There's no whitelist for component type names. You can name them whatever you want.

This allows you to easily access other components without knowing how to instantiate them, and you are able to switch which classes are being used in your configuration without needed any coding change to your workflows. This can be useful during development as you test out different scenarios, and also help ease the pain of migrating production workflows when new technology is adopted.

This is the basic information needed to work with components. Some components are more complex than others and may have additional items to consider. When working with a component please review its requirements in the integration documentation to see if anything else is needed.

Definitely Global Components

lolpop specially handles two components that are always global: a logger and a notifier. The logger allows integrations to log information to a standard location (such as a file) or service, and a notifier is meant to raise alerts during the running of a workflow that you'd like to know before the entire workflow completes (such as raising a notification via slack or email).
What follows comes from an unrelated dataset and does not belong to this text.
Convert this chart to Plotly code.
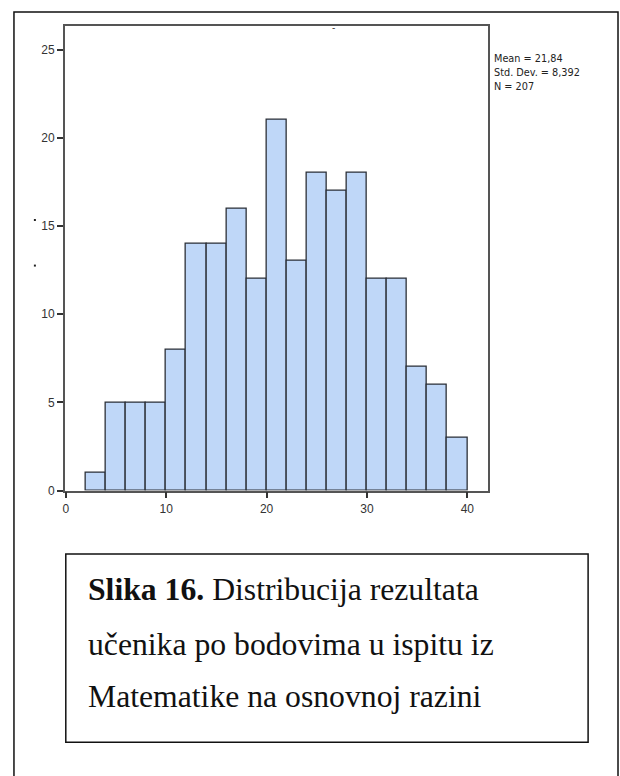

Users can specify which logger and notifier to use in their configuration, but if none are provided, lolpop will load up the StdOutLogger and StdOutNotifier for use in the workflow. These are subsequently passed to all other components and pipelines, and they are available to use via self.log("message") and self.notify("message").

Likely Global Components

A number of other components are likely to be global in many of your workflows, such as metadata_tracker, metrics_tracker, and resource_version_control. These tend to be so fundamental to so many other components that it can become difficult to design workflows without having components be dependent upon these. However, these are not forced global components because in a development setting you may wish to operate without the extra tooling. As you begin to progress your workflows into production, however, it is highly recommended to incorporate these.

Working with Pipelines

In addition to configuration key-value pairs, pipeline configuration also contains local components. These components can only be accessed within the pipeline and by other components in the pipeline.

Reference pipeline configuration
component: 
    component_type: ComponentClass
    ...
config: 
    key: value
    ... 

component_type: 
    <component_config>
...

Configuration can be accessed via self._get_config("config_value") and components can be accessed via self.component_type, just like they are in components. Note that self._get_config() will only retrieve configuration values from the pipeline and runner. If you wish to access a component's configuration, you can do so via self.component_type._get_config().

Pipelines are independent, meaning that there is no built-in way to access one pipeline from another pipeline. If you wish to share information between pipelines, that should be handled at the runner level.

Pipelines can be directly built from a pipeline class, but it's more common to built them as part of a runner.

Note that pipeline type names are completely customizable by users, just like component type names.

Working with Runners

Runners are the top level integration and likely the one which will be used the most.

Reference runner configuration
pipeline: 
    pipeline_type: PipelineClass
    ... 
components 
    component_type: ComponentClass
    ...
config: 
    key: value
    ... 

pipeline_type: 
    <pipleine_config>

...

component_type: 
    <component_config>
...

Once a runner class is instantiated, runner configuration is accessible via self._get_config() and pipelines are accessible via self.pipeline_type. Global components can be accessed via self.component_type and pipeline local components can be accessed via self.pipeline_type.component_type.

Runners can be built directly in python, or via the lolpop CLI.

from lolpop.extension import MyRunner

config_file = "/path/to/dev.yaml"

runner = MyRunner(conf=config_file)

...

model = runner.train.train_model(data)

... 
lolpop run workflow MyRunner --config-file /path/to/dev.yaml

Accessing Integrations in Code

Although components and pipelines do not need to directly be accessed in code, you may find it useful to know how to access all built-in integrations directly via Python. At the very least, this can be useful when troubleshooting or designing unit tests, etc.

from lolpop.component import SomeComponent

some_config = {...}

some_component = SomeComponent(conf=some_config)
from lolpop.pipeline import SomePipeline

some_config = {...}

some_pipeline = SomePipeline(conf=some_config)
from lolpop.runner import SomeRunner

some_config = {...}

some_runner = SomeRunner(conf=some_config)
from lolpop.extension import SomeExtension

some_config = {...}

some_extension = SomeExtension(conf=some_config)

They key observation is that you can access any integration class via the appropriate lolpop.<integration_type> syntax. This is true both of built-in integrations, as well as extensions that you may create yourself.